Had to channel my inner Mickey for the title of the post…Rocky II is one of the first movies that I remembering seeing as a re-run on cable…but I digress.
When I read Robert’s post and subject for this month’s T-SQL Tuesday, my mind immediately went to one of my first experiences with wait stats, as it was a very poignant “ah-HAH!” moment for me. I was an administrator for several SQL Server instances and had been doing it for a while, but knew very little about SQL Server’s wait stats. A few nights before my incident I was reading through Jonathan Kehayias’ (B|T) “Troubleshooting SQL Server: A Guide for the Accidental DBA” which has a section devoted to finding and diagnosing issues around waits. I had saved the supplied queries and was developing a method for saving wait information and analyzing it over time, to help with my administration.

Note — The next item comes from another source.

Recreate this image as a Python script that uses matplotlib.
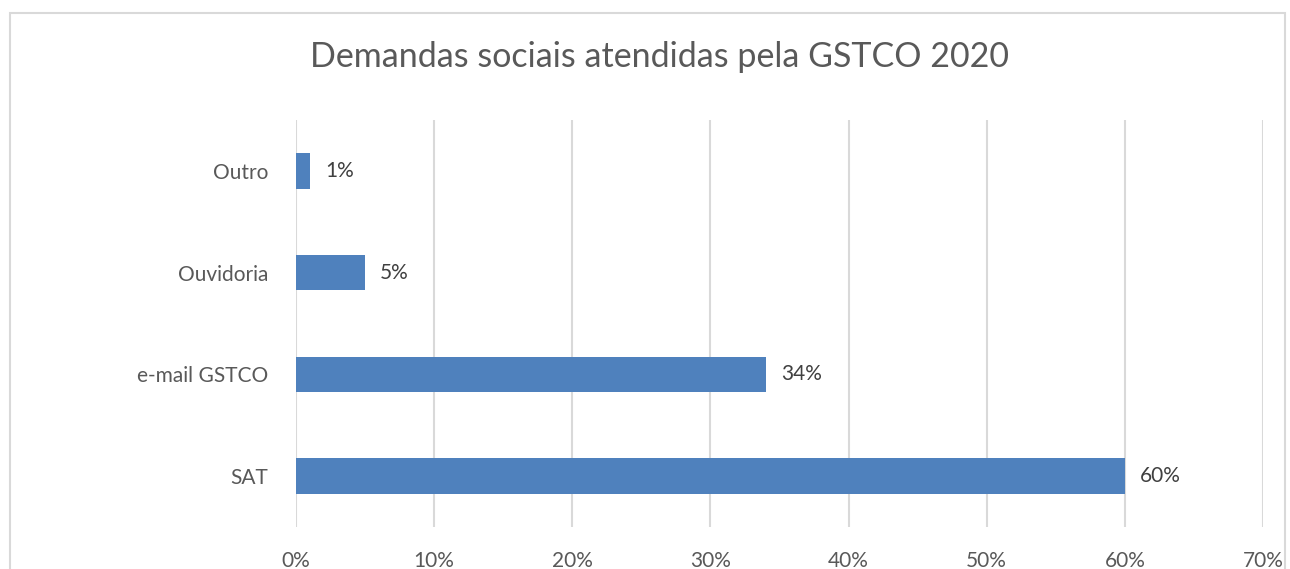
import matplotlib.pyplot as plt
from matplotlib.patches import Rectangle

categorias = ["SAT", "e-mail GSTCO", "Ouvidoria", "Outro"]
valores = [60, 34, 5, 1]
ticks_x = [0, 10, 20, 30, 40, 50, 60, 70]

plt.rcParams['font.family'] = ['Lato', 'DejaVu Sans']

fig = plt.figure(figsize=(12.9, 5.69), dpi=100)
ax = fig.add_axes([296 / 1290, 1 - 527 / 569, (1263 - 296) / 1290, (527 - 120) / 569])

# borda do grafico estilo excel
fig.patches.append(Rectangle((10 / 1290, -0.1), (1285 - 10) / 1290, 1.1 - 13 / 569,
                             transform=fig.transFigure, fill=False,
                             edgecolor="#d9d9d9", linewidth=1.5))

y = range(len(categorias))
ax.barh(y, valores, height=0.35, color="#4F81BD", zorder=3)

for i, v in enumerate(valores):
    ax.text(v + 1.1, i, f"{v}%", va="center", ha="left", fontsize=15, color="#404040")

ax.set_xlim(0, 70)
ax.set_ylim(-0.5, 3.5)
ax.set_xticks(ticks_x)
ax.set_xticklabels([f"{t}%" for t in ticks_x])
ax.set_yticks(list(y))
ax.set_yticklabels(categorias)
ax.grid(axis="x", color="#d9d9d9", linewidth=1.5, zorder=0)
for s in ax.spines.values():
    s.set_visible(False)
ax.tick_params(axis="x", length=0, pad=17, labelsize=15, labelcolor="#595959")
ax.tick_params(axis="y", length=0, pad=20, labelsize=15, labelcolor="#595959")

fig.text(659 / 1290, 1 - 57 / 569, "Demandas sociais atendidas pela GSTCO 2020",
         ha="center", va="center", fontsize=24.5, color="#595959")

fig.savefig("out.png", dpi=100)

So there I was, at work taking care of whatever that was the radar that day. Cue my users: emails and phone calls began coming in, telling me that our campus imaging database was unresponsive and that the application was down. Our monitoring software wasn’t reporting any unusual resource strains on the instance and the other databases weren’t having any problems. Enter my shiny new query: I ran it and found a wait on BACKUPTHREAD. It turned out that my hourly backup of the imaging database had hung up…using the very same query I found that I wasn’t having any problems with I/O. I was unable to kill the backup process and a phone call to Microsoft had me restart the instance.
It was awesome to be able to use something that was pretty fresh in my mind and be able to get to the root of an issue in just a few minutes. I remember thinking “heck, that was pretty badass.”